President Joseph N. Boakai has launched the Excellence in Learning in Liberia (EXCEL) Project, declaring it a transformative national investment aimed at delivering quality, equitable, and resilient education for more than 350,000 Liberian children across the country. Speaking Monday, December 15, 2025, at the Monrovia City Hall, President Boakai said the EXCEL Project goes beyond a development intervention, describing it as a defining statement of Liberia’s commitment to its future.
“If we fail our children in the classroom, we risk failing the nation tomorrow, emphasizing that education remains the foundation of national development,” he added. The EXCEL Project targets four critical areas: improving equitable access to primary education through the construction of 100 climate-resilient schools; rolling out a school capitation grant program to support renovation, rehabilitation, and performance-based incentives; implementing school-based violence prevention programs; and strengthening systems for foundational learning through annual school census and national learning assessments.
According to President Boakai, the initiative will also enhance the capacity of more than 15,000 teachers and empower school leaders in all 15 counties and every political district, while making schools safer and more resilient. He said the project aligns squarely with his administration’s ARREST Agenda for Inclusive Development, particularly its focus on human capital development. “This is not just a project, and it is not just financing. It is an investment that will pay dividends in higher productivity, reduced inequality, empowered girls, stronger communities, and a more competitive nation,” Boakai explained.
The Liberian leader welcomed the MAKE Group from the Republic of Korea for its partnership and called on educators, parents, community leaders, and development partners to take collective ownership of the project, urging the Legislature to expedite ratification of the financing to ensure timely implementation. Boakai concluded by challenging the nation to make excellence the norm in education. “Let us ensure that the classrooms of today become the engines of prosperity tomorrow.”
World Bank Country Manager Georgia Wallen said Liberia is in a pivotal moment, stating that Foundational literacy and early numeracy skills are determinants of a child’s future and ultimately of Liberia’s capacity to rise. Yet, she said, too many Liberian children struggle – not because of aptitude but because of the quality of their education. “Test results indicate that today, two out of three Liberian children in grade 3 are unable to read a simple story, and four out of five struggle to demonstrate basic numeracy skills. These numbers are an urgent call to action for all of us,” she added.

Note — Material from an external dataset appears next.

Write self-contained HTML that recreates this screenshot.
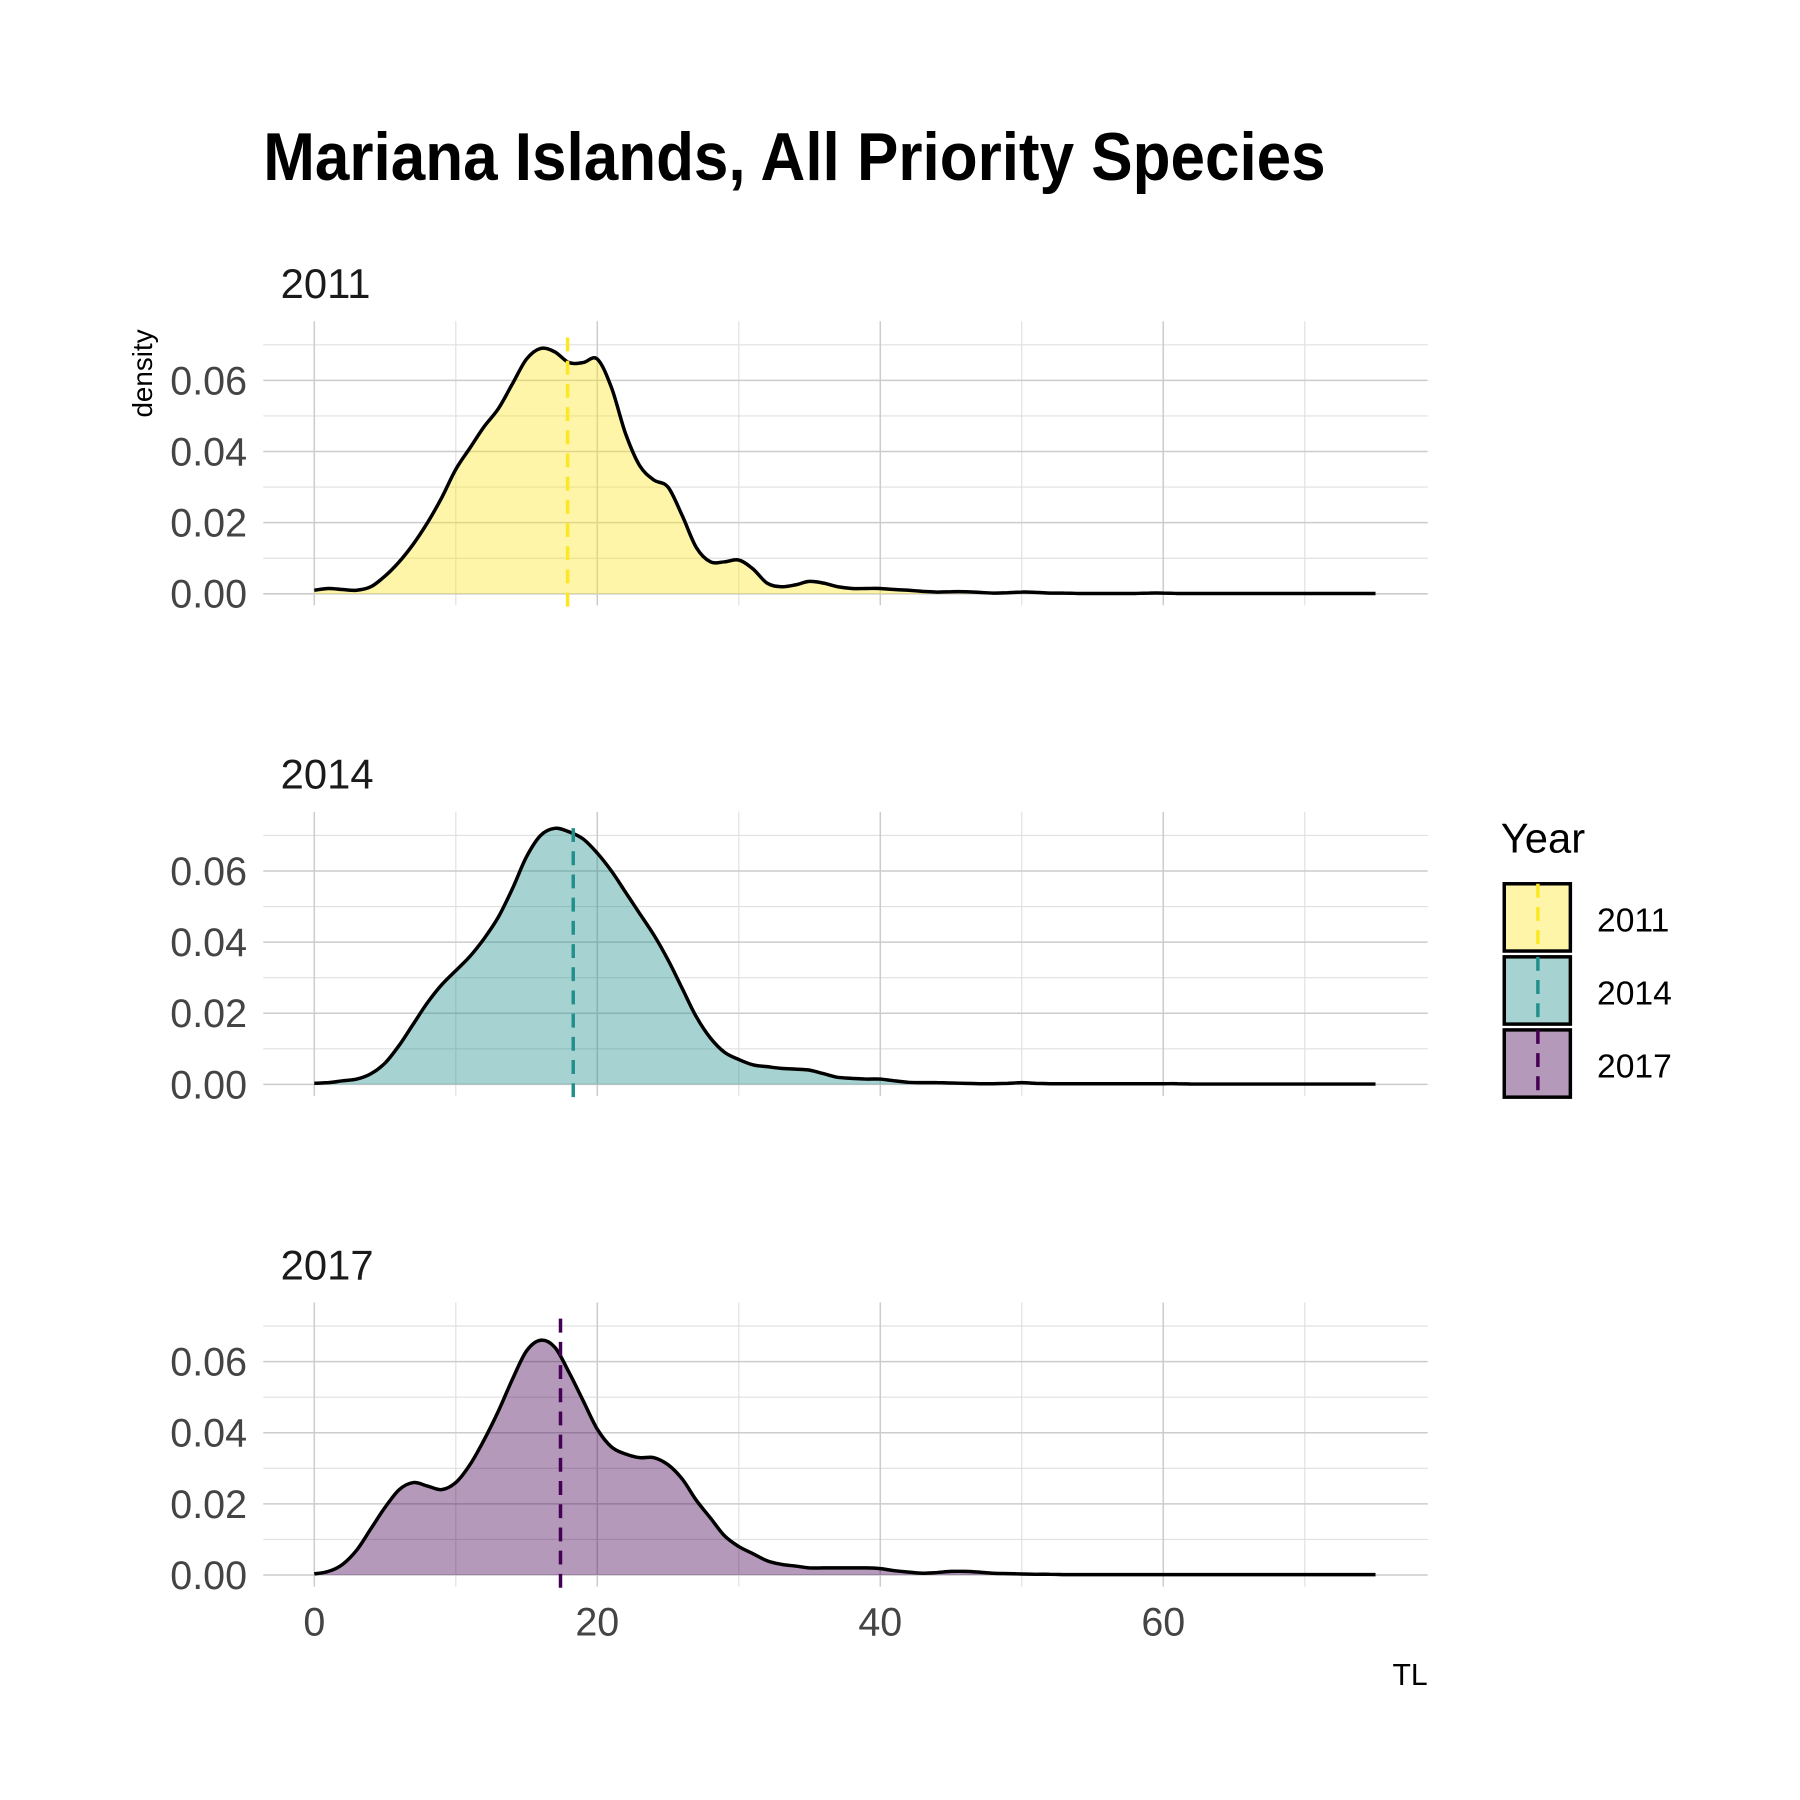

She stated that EXCEL is designed to tackle this challenge head‑on. It will bring a renewed focus on the essential skills every child needs—reading, writing, and mathematics—across early childhood education (ECE) and all six grades of primary school, positioning Liberia’s education system to ensure that every Liberian child builds the skills they need for life.

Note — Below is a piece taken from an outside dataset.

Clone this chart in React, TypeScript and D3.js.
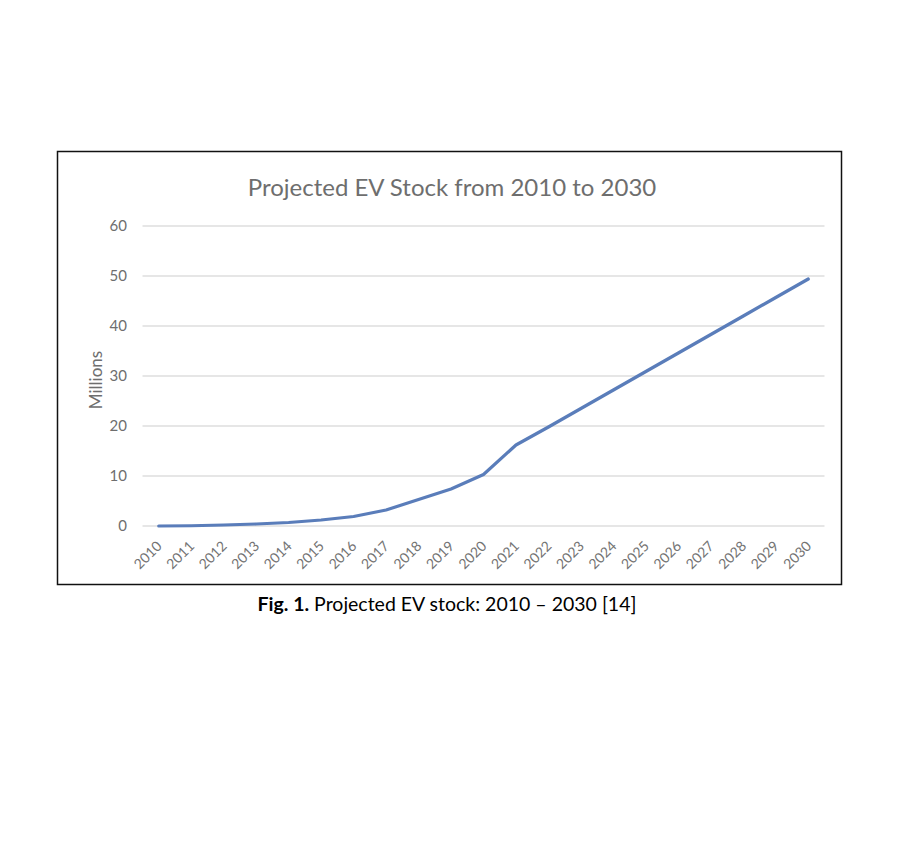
import React from "react";
import * as d3 from "d3";

const years: string[] = [
  "2010", "2011", "2012", "2013", "2014", "2015", "2016", "2017", "2018", "2019", "2020",
  "2021", "2022", "2023", "2024", "2025", "2026", "2027", "2028", "2029", "2030",
];
const evStock: number[] = [
  0, 0.05, 0.2, 0.4, 0.7, 1.2, 1.9, 3.2, 5.3, 7.4, 10.3,
  16.2, 19.8, 23.5, 27.2, 30.9, 34.6, 38.3, 42.0, 45.7, 49.4,
];
const yTicks: number[] = [0, 10, 20, 30, 40, 50, 60];
const titleText = "Projected EV Stock from 2010 to 2030";
const yAxisLabel = "Millions";

const W = 906;
const H = 856;
const plotLeft = 142.5;
const plotRight = 824.5;
const plotTop = 226;
const plotBottom = 526;
const FONT = "Lato, 'Open Sans', sans-serif";

export default function App() {
  const x = d3.scaleBand<string>().domain(years).range([plotLeft, plotRight]).padding(0);
  const y = d3.scaleLinear().domain([0, 60]).range([plotBottom, plotTop]);
  const cx = (d: string) => (x(d) as number) + x.bandwidth() / 2;

  const line = d3
    .line<number>()
    .x((_, i) => cx(years[i]))
    .y((v) => y(v))
    .curve(d3.curveLinear);

  return (
    <svg
      width={W}
      height={H}
      style={{ position: "absolute", left: 0, top: 0, background: "#fff" }}
    >
      <rect x={0} y={0} width={W} height={H} fill="#fff" />
      <rect x={57.5} y={151.5} width={784} height={433} fill="#fff" stroke="#111" strokeWidth={1.5} />

      <text x={452} y={196} textAnchor="middle" fontFamily={FONT} fontSize={24} fill="#6e6e6e">
        {titleText}
      </text>

      {yTicks.map((t) => (
        <g key={t}>
          <line x1={plotLeft} x2={plotRight} y1={y(t)} y2={y(t)} stroke="#dedede" strokeWidth={1.5} />
          <text
            x={127}
            y={y(t)}
            dy="0.36em"
            textAnchor="end"
            fontFamily={FONT}
            fontSize={15}
            fill="#6e6e6e"
          >
            {t}
          </text>
        </g>
      ))}

      <text
        transform={`translate(102,${(plotTop + plotBottom) / 2 + 4}) rotate(-90)`}
        textAnchor="middle"
        fontFamily={FONT}
        fontSize={17}
        fill="#6e6e6e"
      >
        {yAxisLabel}
      </text>

      {years.map((yr) => (
        <text
          key={yr}
          transform={`translate(${cx(yr) + 4},${plotBottom + 21}) rotate(-45)`}
          textAnchor="end"
          fontFamily={FONT}
          fontSize={14}
          fill="#737373"
        >
          {yr}
        </text>
      ))}

      <path
        d={line(evStock) ?? ""}
        fill="none"
        stroke="#5a7dba"
        strokeWidth={3.2}
        strokeLinejoin="round"
        strokeLinecap="round"
      />

      <text x={447} y={611} textAnchor="middle" fontFamily={FONT} fontSize={19.5} fill="#000">
        <tspan fontWeight="bold">Fig. 1.</tspan>
        <tspan> Projected EV stock: 2010 – 2030 [14]</tspan>
      </text>
    </svg>
  );
}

“For the World Bank, EXCEL will be a cornerstone of our partnership framework with the Government of Liberia. Over the next five years, the WBG program has a single, unifying outcome: building the foundations for more and better jobs. Through EXCEL, we commit to help reduce learning poverty—a critical building block for creating opportunity for Liberia’s youth,” Country Manager Wallen stated.

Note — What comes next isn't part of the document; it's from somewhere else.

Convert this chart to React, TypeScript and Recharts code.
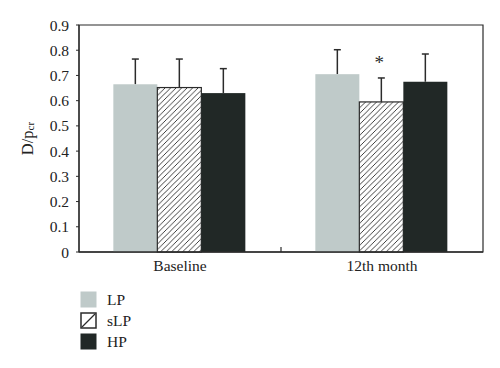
import {
  BarChart,
  Bar,
  XAxis,
  YAxis,
  Legend,
  ReferenceArea,
} from "recharts";

const categories = ["Baseline", "12th month"];
const lpValues = [0.665, 0.705];
const lpErrors = [0.1, 0.097];
const slpValues = [0.652, 0.595];
const slpErrors = [0.113, 0.095];
const hpValues = [0.63, 0.675];
const hpErrors = [0.097, 0.11];
const slpMarks = ["", "*"];
const yTicks = [0, 0.1, 0.2, 0.3, 0.4, 0.5, 0.6, 0.7, 0.8, 0.9];
const yTickLabels = ["0", "0.1", "0.2", "0.3", "0.4", "0.5", "0.6", "0.7", "0.8", "0.9"];

const FONT = '"Liberation Serif", "DejaVu Serif", serif';
const INK = "#2b2b2b";
const LP_FILL = "#bfcac9";
const HP_FILL = "#212826";

const chartData = categories.map((name, i) => ({
  name,
  lp: lpValues[i],
  lpErr: lpErrors[i],
  slp: slpValues[i],
  slpErr: slpErrors[i],
  slpMark: slpMarks[i],
  hp: hpValues[i],
  hpErr: hpErrors[i],
}));

const legendItems = [
  { label: "LP", kind: "lp" },
  { label: "sLP", kind: "slp" },
  { label: "HP", kind: "hp" },
];

// bar with a one-sided (upward) error whisker, scaled from the bar's own height
const makeShape =
  (valueKey: string, errKey: string, fill: string, stroke?: string, markKey?: string) =>
  (props: any) => {
    const { x, y, width, height, payload } = props;
    const value = payload[valueKey];
    const pxPerUnit = value ? height / value : 0;
    const errTop = y - payload[errKey] * pxPerUnit;
    const cx = x + width / 2;
    const mark = markKey ? payload[markKey] : "";
    return (
      <g>
        <line x1={cx} x2={cx} y1={y} y2={errTop} stroke={INK} strokeWidth={1.5} />
        <line x1={cx - 3.5} x2={cx + 3.5} y1={errTop} y2={errTop} stroke={INK} strokeWidth={1.5} />
        <rect
          x={x}
          y={y}
          width={width}
          height={height}
          fill={fill}
          stroke={stroke ?? "none"}
          strokeWidth={stroke ? 1.2 : 0}
        />
        {mark ? (
          <text
            x={cx - 2}
            y={errTop - 9}
            textAnchor="middle"
            fontFamily={FONT}
            fontSize={19}
            fill={INK}
          >
            {mark}
          </text>
        ) : null}
      </g>
    );
  };

const XTick = (props: any) => {
  const { x, y, payload, index } = props;
  return (
    <g>
      <text x={x} y={y} dy={19} textAnchor="middle" fontFamily={FONT} fontSize={15.5} fill="#222">
        {payload.value}
      </text>
      {index === 0 ? (
        <line
          x1={x + payload.offset}
          x2={x + payload.offset}
          y1={y}
          y2={y - 5}
          stroke={INK}
          strokeWidth={1.2}
        />
      ) : null}
    </g>
  );
};

const YLabel = (props: any) => {
  const { viewBox } = props;
  const cx = viewBox.x + 27;
  const cy = viewBox.y + viewBox.height / 2;
  return (
    <text
      x={cx}
      y={cy}
      transform={`rotate(-90, ${cx}, ${cy})`}
      textAnchor="middle"
      dominantBaseline="central"
      fontFamily={FONT}
      fontSize={16.5}
      fill="#222"
    >
      D/p
      <tspan fontSize={11} dy={3}>
        cr
      </tspan>
    </text>
  );
};

const Swatch = ({ kind }: { kind: string }) => (
  <svg width={17} height={17} style={{ display: "block" }}>
    {kind === "slp" ? (
      <g>
        <rect x={1} y={1} width={15} height={15} fill="#fff" stroke={INK} strokeWidth={1.5} />
        <line x1={2} y1={15} x2={15} y2={2} stroke={INK} strokeWidth={1.3} />
      </g>
    ) : (
      <rect x={0.5} y={0.5} width={16} height={16} fill={kind === "lp" ? LP_FILL : HP_FILL} />
    )}
  </svg>
);

const LegendBox = () => (
  <div style={{ height: 72, paddingLeft: 80, paddingTop: 7, boxSizing: "border-box" }}>
    {legendItems.map((item) => (
      <div
        key={item.label}
        style={{ display: "flex", alignItems: "center", height: 21, fontFamily: FONT, fontSize: 15.5, color: "#222" }}
      >
        <Swatch kind={item.kind} />
        <span style={{ marginLeft: 10 }}>{item.label}</span>
      </div>
    ))}
  </div>
);

const App = () => {
  return (
    <div style={{ position: "absolute", left: 0, top: 0, background: "#fff" }}>
      <BarChart
        width={500}
        height={368}
        data={chartData}
        margin={{ top: 25, right: 17, bottom: 14, left: 0 }}
        barCategoryGap="17%"
        barGap={0}
      >
        <defs>
          <pattern id="hatch" patternUnits="userSpaceOnUse" width={5.5} height={5.5}>
            <rect width={5.5} height={5.5} fill="#fff" />
            <path d="M-1,1 L1,-1 M0,5.5 L5.5,0 M4.5,6.5 L6.5,4.5" stroke={INK} strokeWidth={0.9} />
          </pattern>
        </defs>
        <ReferenceArea y1={0} y2={0.9} fill="none" stroke={INK} strokeWidth={1.2} ifOverflow="visible" />
        <XAxis
          dataKey="name"
          height={30}
          tickSize={0}
          tickMargin={0}
          tickLine={false}
          axisLine={{ stroke: INK, strokeWidth: 1.5 }}
          tick={<XTick />}
          interval={0}
        />
        <YAxis
          width={79}
          domain={[0, 0.9]}
          ticks={yTicks}
          tickFormatter={(v: number) => yTickLabels[yTicks.indexOf(v)] ?? String(v)}
          tickSize={3}
          tickMargin={7}
          tickLine={{ stroke: INK }}
          axisLine={{ stroke: INK, strokeWidth: 1.2 }}
          tick={{ fontFamily: FONT, fontSize: 15.5, fill: "#222" }}
          label={{ content: YLabel }}
        />
        <Legend verticalAlign="bottom" align="left" content={<LegendBox />} />
        <Bar
          dataKey="lp"
          name="LP"
          fill={LP_FILL}
          isAnimationActive={false}
          shape={makeShape("lp", "lpErr", LP_FILL)}
        />
        <Bar
          dataKey="slp"
          name="sLP"
          fill="url(#hatch)"
          isAnimationActive={false}
          shape={makeShape("slp", "slpErr", "url(#hatch)", INK, "slpMark")}
        />
        <Bar
          dataKey="hp"
          name="HP"
          fill={HP_FILL}
          isAnimationActive={false}
          shape={makeShape("hp", "hpErr", HP_FILL)}
        />
      </BarChart>
    </div>
  );
};

export default App;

According to her, this is the largest investment in Education in the history of WBG partnership with Liberia. “In addition to $60 million of IDA financing, EXCEL is made possible because partners have rallied around this shared reform. The Global Partnership for Education’s US$28.7 million grant co‑finances the EXCEL project, and development partners—from UNICEF and the EU to bilateral agencies and NGOs—are aligning technical assistance and complementary investments to strengthen implementation. We thank the GPE and all partners for this commitment and collaboration,” she said.